Thought for the Week

Encouraging and engaging discussion, debate and discourse.

Is the miners' strike still effecting our communities?

30 years ago the miners at Cortonwood Colliery, Barnsley walked out on strike in an attempt to prevent the closure of their pit. This sparked reactions across the country from other mine workers and led to one of the longest and most violent episodes of industrial action Britain has ever seen. At it's height 165,000 miners were out on strike. They were supported by people from all over the world. In many communities miners' wives pushed the struggle forward, joining picket lines and arranging communal food kitchens. The state responded by putting more and more police into the coal fields.

Are our local communities still suffering the loss of the mines?

What were the wider impacts of the strike?

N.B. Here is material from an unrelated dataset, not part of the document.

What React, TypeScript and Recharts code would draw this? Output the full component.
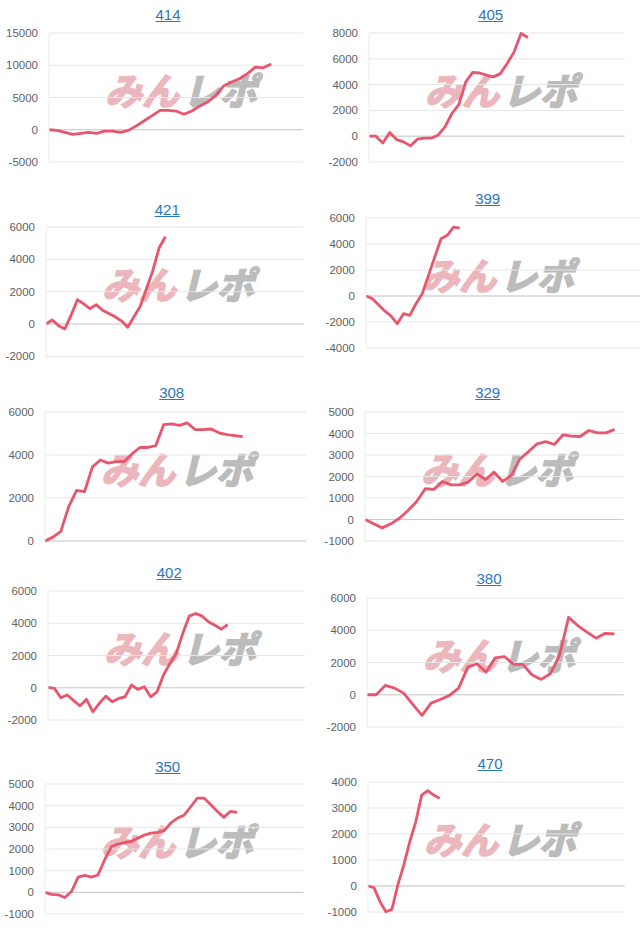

After almost a year the National Union of Miners took it's men back to work. They could no longer survive the hardships and deprivation caused by the lack of income. The strength of the union had been undermined. What does that mean for the British work force today? Within the next 10 years all but 3 mines were closed for good. Mining villages and towns were left with huge unemployment issues which in turn led to many business closures and eventually high crime rates. How might our local villages have developed differently if the mine had never closed? Relationships between the police and the people who supported the strike were very tense. Violence was seen on both sides and many people lost respect for the police force believing they behaved unprofessionally. Will this respect ever be regained? Families and friendship broke down when people had differing opinions on the strike. Those who continued to work the mines during the strike were 'scabs' who some people have still not forgiven for what they saw as a betrayal of colleagues. How might their relationships have been different without the strike?